Big game hunting in Africa is well beyond my modest means, but even if I can afford the staggering fees to hunt a big game animal in Africa, I am not interested. Though the details of the hunt (was it a legal hunt) that resulted in the killing of Cecil the lion remain unknown, I remember reading in George Reiger’s book The Wildfowler’s Quest (1989), the chapter he included on fowling in South Africa. Reiger noted:
I suspected at the time, and I know now, that much of what passes for big-game hunting in Africa today is carefully staged theater rather than genuine sporting adventure. At a game reserve in Zululand, photographer Ken Garrett and I were taken right up to a trophy rhino placidly browsing on a hillside.

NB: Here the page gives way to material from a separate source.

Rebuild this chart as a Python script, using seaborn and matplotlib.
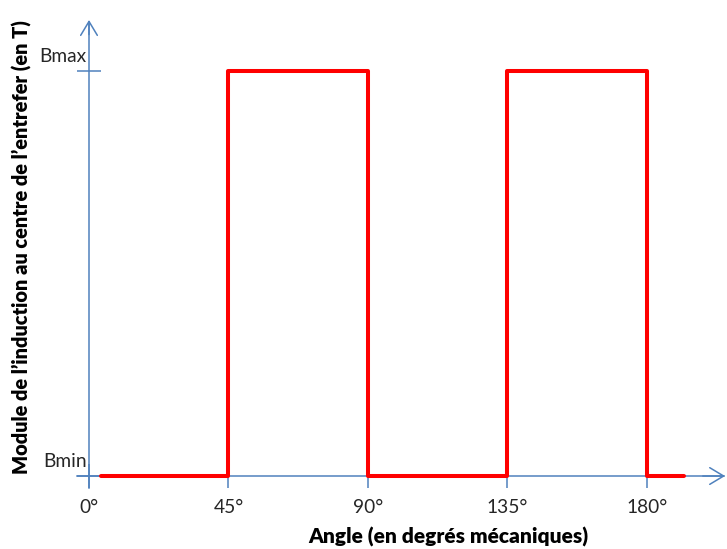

The game rancher told us he maintained a detailed stud book on all his rhinos, and that this particular animal–after producing X number of progeny and Y number of “photographic opportunities” for tourists and professional film-makers–was scheduled for slaughter by a “sportsman” in two months time. (The Wildfowler’s Quest, Nick Lyons Books, 1989: p. 116)
Reiger detailed the rhinoceros hunt that follows, observing:
After a breakfast during which the white hunter sets the stage with much stimulating talk about having the right omens for a successful hunt, he takes the client out to where he knows the rhino is waiting. The two men “stalk” the animal, and the client kills it. The trackers and skinners surge around the client and congratulate him as the truck makes its unobtrusive entrance, cranks the rhino up onto its flatbed, and takes the beast back to the reserve’s abattoir. In a dazed and euphoric state, the client tips everyone lavishly, thanks the rancher for a sensational hunt, and is on his way back to Houston or Hamburg immediately after lunch. (The Wildfowler’s Quest, Nick Lyons Books, 1989: p. 117)
If this is the typical scenario in hunting big game in Africa, it is about as far removed from a fair chase as it gets and in my opinion the hunter taking part is doing little more than killing for the sake of killing. Still, Reiger was careful to point to the reality behind the hunting of the trophy rhino, conceding “the world’s zoos already have enough white rhinos, and truly wild habitat in Africa is increasingly a matter of memory. Old animals must die to make room for younger stock, and fees paid by foreign sportsmen help perpetuate rhinos.” (The Wildfowler’s Quest, Nick Lyons Books, 1989: p. 117-118) For those who can afford big game hunting expeditions in Africa to hunt trophy animals in the way described by Reiger it remains a legal past time and, as he noted, helps perpetuate African wildlife. That said, in the end it is a matter between hunters and their conscience to decide whether the African trophy animals they shoot in this way is in a fair chase and whether this is hunting or simply killing for the sake of killing.